70 terms for the bittern from the Dictionary of American Regional English adorn this sculpture of the bird: barrel-maker, belcher-squelcher, biorque, bog bull, bog crane, bog hen, bog-pumper, bogtrotter, boompike, bottle-kachunk, bum cluck, butterbump, buttermunk, conk-onk, dunkadoo, flying fox, flying shit-house, fly-up-the-creek, fool fowl, full-pot, garde-soleil, goon, grass hen, green-legged crane, heath hen, hell-pumper, hit-log, Indian hen, Indian pullet, jack grindle, johnny gongle, lookup, marsh hen, meadow hen, mire drum, moonshine, mud hen, night hen, pile driver, plum pudding, plunket(t), poke, pond guinea, post driver, pumper, quack, quawk, scoggin, sedge hen, shad bird, shagpoke, shit-across-the-creek, shitepoke, sibitron, skygazer, slough-pumper, slugtoot, snake-eater, stake driver, stargazer, stump driver, sungazer, swamp-pumper, thunder bird, thunder pumper, walk-up-the-creek, water hen, water pump, wollerkertoot, wop.
Carrie: I enjoy the variety of names in this list, from the eloquent to the obscene—all these creative words and phrases offer glints of daily life, topography, human relationships to adored or abhorred fowl, the bird's diet, behavior, and even the audio, visual, and kinetic characteristics of the bird.
Julie: Is the bittern a thunder pumper or a bottle-kachunk?
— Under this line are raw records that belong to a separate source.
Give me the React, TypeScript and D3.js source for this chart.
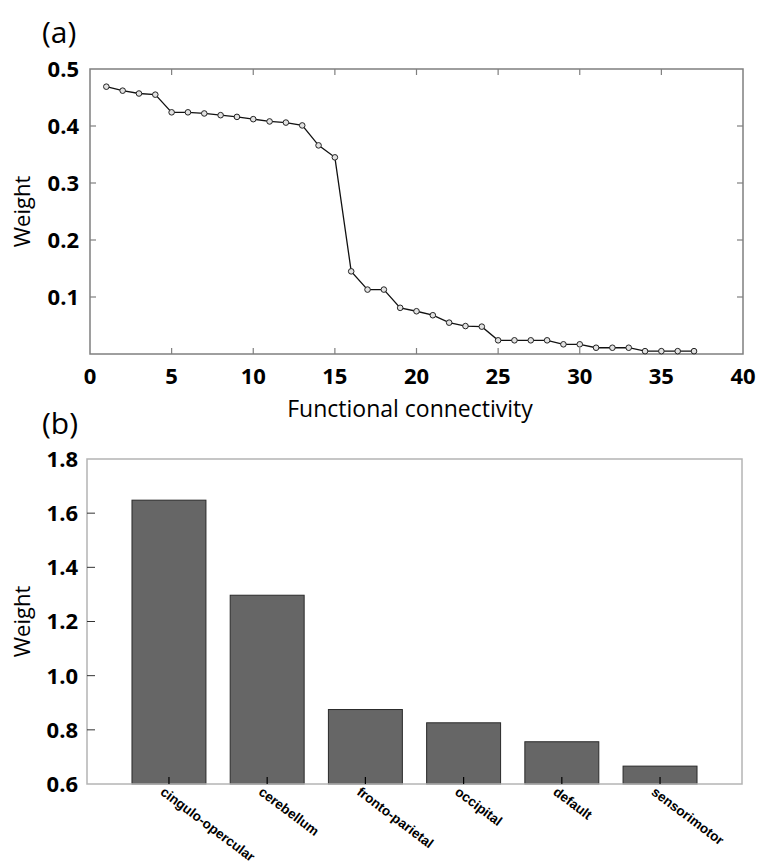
import React from 'react';
import * as d3 from 'd3';

// (a) weights of the functional connectivity features, sorted
const featureIndex = [1, 2, 3, 4, 5, 6, 7, 8, 9, 10, 11, 12, 13, 14, 15, 16, 17, 18, 19, 20, 21, 22, 23, 24, 25, 26, 27, 28, 29, 30, 31, 32, 33, 34, 35, 36, 37];
const featureWeight = [0.469, 0.462, 0.457, 0.455, 0.424, 0.424, 0.422, 0.419, 0.416, 0.412, 0.408, 0.406, 0.401, 0.366, 0.345, 0.145, 0.113, 0.113, 0.081, 0.075, 0.068, 0.055, 0.049, 0.048, 0.024, 0.024, 0.024, 0.024, 0.017, 0.017, 0.011, 0.011, 0.011, 0.005, 0.005, 0.005, 0.005];
const xTicksA = [0, 5, 10, 15, 20, 25, 30, 35, 40];
const yTicksA = [0.1, 0.2, 0.3, 0.4, 0.5];

// (b) summed weight per network
const networks = ['cingulo-opercular', 'cerebellum', 'fronto-parietal', 'occipital', 'default', 'sensorimotor'];
const networkWeight = [1.648, 1.297, 0.875, 0.826, 0.756, 0.666];
const yTicksB = [0.6, 0.8, 1.0, 1.2, 1.4, 1.6, 1.8];

const sans = '"Open Sans", "Noto Sans", sans-serif';

const App = () => {
  // panel a
  const a = { left: 90, right: 743, top: 69, bottom: 354 };
  const xA = d3.scaleLinear().domain([0, 40]).range([a.left, a.right]);
  const yA = d3.scaleLinear().domain([0, 0.5]).range([a.bottom, a.top]);
  const line = d3.line<number>()
    .x((_, i) => xA(featureIndex[i]))
    .y(d => yA(d));

  // panel b
  const b = { left: 87, right: 742, top: 459, bottom: 784 };
  const xB = d3.scaleBand<string>().domain(networks).range([b.left, b.right])
    .paddingInner(0.247).paddingOuter(0.458);
  const yB = d3.scaleLinear().domain([0.6, 1.8]).range([b.bottom, b.top]);

  return (
    <svg width={769} height={868} style={{ position: 'absolute', left: 0, top: 0, background: '#fff' }}>
      {/* ---------- (a) ---------- */}
      <text x={42} y={43} fontFamily={sans} fontSize={30}>(a)</text>
      <rect x={a.left} y={a.top} width={a.right - a.left} height={a.bottom - a.top}
        fill="none" stroke="#7f7f7f" strokeWidth={1.5} />
      {xTicksA.slice(1, -1).map(t => (
        <g key={'xa' + t} stroke="#7f7f7f" strokeWidth={1.2}>
          <line x1={xA(t)} x2={xA(t)} y1={a.bottom} y2={a.bottom - 6} />
          <line x1={xA(t)} x2={xA(t)} y1={a.top} y2={a.top + 6} />
        </g>
      ))}
      {yTicksA.slice(0, -1).map(t => (
        <g key={'ya' + t} stroke="#7f7f7f" strokeWidth={1.2}>
          <line x1={a.left} x2={a.left + 6} y1={yA(t)} y2={yA(t)} />
          <line x1={a.right} x2={a.right - 6} y1={yA(t)} y2={yA(t)} />
        </g>
      ))}
      {xTicksA.map(t => (
        <text key={'xla' + t} x={xA(t)} y={384} textAnchor="middle"
          fontFamily={sans} fontWeight="bold" fontSize={22}>{t}</text>
      ))}
      {yTicksA.map(t => (
        <text key={'yla' + t} x={79} y={yA(t)} dy="0.36em" textAnchor="end"
          fontFamily={sans} fontWeight="bold" fontSize={22}>{t.toFixed(1)}</text>
      ))}
      <text x={410} y={417} textAnchor="middle" fontFamily={sans} fontSize={23}>Functional connectivity</text>
      <text transform={`translate(30,${(a.top + a.bottom) / 2}) rotate(-90)`} textAnchor="middle"
        fontFamily={sans} fontSize={22}>Weight</text>
      <path d={line(featureWeight) ?? ''} fill="none" stroke="#111" strokeWidth={1.3} />
      {featureWeight.map((w, i) => (
        <circle key={'pt' + i} cx={xA(featureIndex[i])} cy={yA(w)} r={2.8}
          fill="#e2e2e2" stroke="#222" strokeWidth={1} />
      ))}

      {/* ---------- (b) ---------- */}
      <text x={42} y={434} fontFamily={sans} fontSize={30}>(b)</text>
      {networks.map((n, i) => (
        <rect key={'bar' + n} x={xB(n)} y={yB(networkWeight[i])} width={xB.bandwidth()}
          height={yB(0.6) - yB(networkWeight[i])} fill="#666666" stroke="#2a2a2a" strokeWidth={1} />
      ))}
      <rect x={b.left} y={b.top} width={b.right - b.left} height={b.bottom - b.top}
        fill="none" stroke="#b4b4b4" strokeWidth={1.5} />
      {yTicksB.slice(1, -1).map(t => (
        <line key={'ybt' + t} x1={b.left} x2={b.left + 8} y1={yB(t)} y2={yB(t)} stroke="#333" strokeWidth={1} />
      ))}
      {networks.map(n => (
        <line key={'xbt' + n} x1={xB(n)! + xB.bandwidth() / 2} x2={xB(n)! + xB.bandwidth() / 2}
          y1={b.bottom} y2={b.bottom - 7} stroke="#000" strokeWidth={1.2} />
      ))}
      {yTicksB.map(t => (
        <text key={'ylb' + t} x={78} y={yB(t)} dy="0.36em" textAnchor="end"
          fontFamily={sans} fontWeight="bold" fontSize={22}>{t.toFixed(1)}</text>
      ))}
      {networks.map(n => (
        <text key={'xlb' + n}
          transform={`translate(${xB(n)! + xB.bandwidth() / 2 - 3},${b.bottom + 1}) rotate(37)`}
          dy="0.8em" fontFamily='"Liberation Sans", Arial, sans-serif' fontWeight="bold" fontSize={13.5}>{n}</text>
      ))}
      <text transform={`translate(30,${(b.top + b.bottom) / 2}) rotate(-90)`} textAnchor="middle"
        fontFamily={sans} fontSize={22}>Weight</text>
    </svg>
  );
};

export default App;
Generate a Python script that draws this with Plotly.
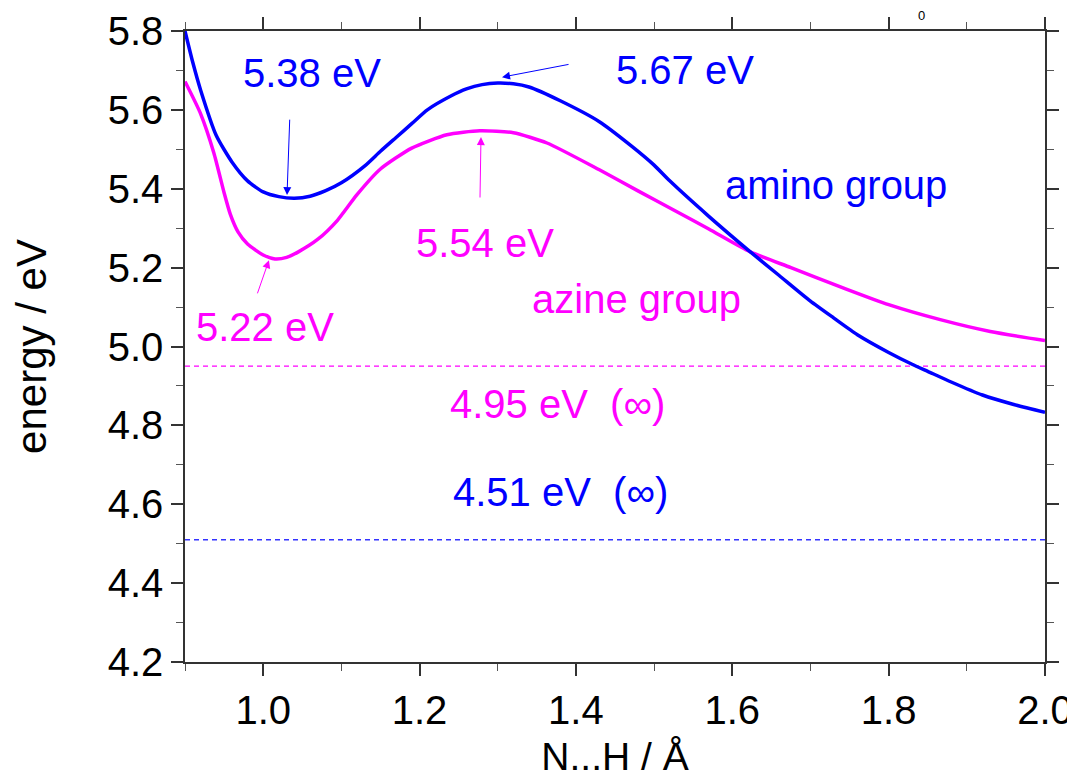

Depending on the angle from which you view this piece, you will see different folk names recorded in DARE for the bird most commonly known as the bittern. This reflects the nature of folk and regional speech in general. What is a thing called? It’s going to depend on whom you ask, when you ask, and where you ask. In other words, it all depends on where you’re standing.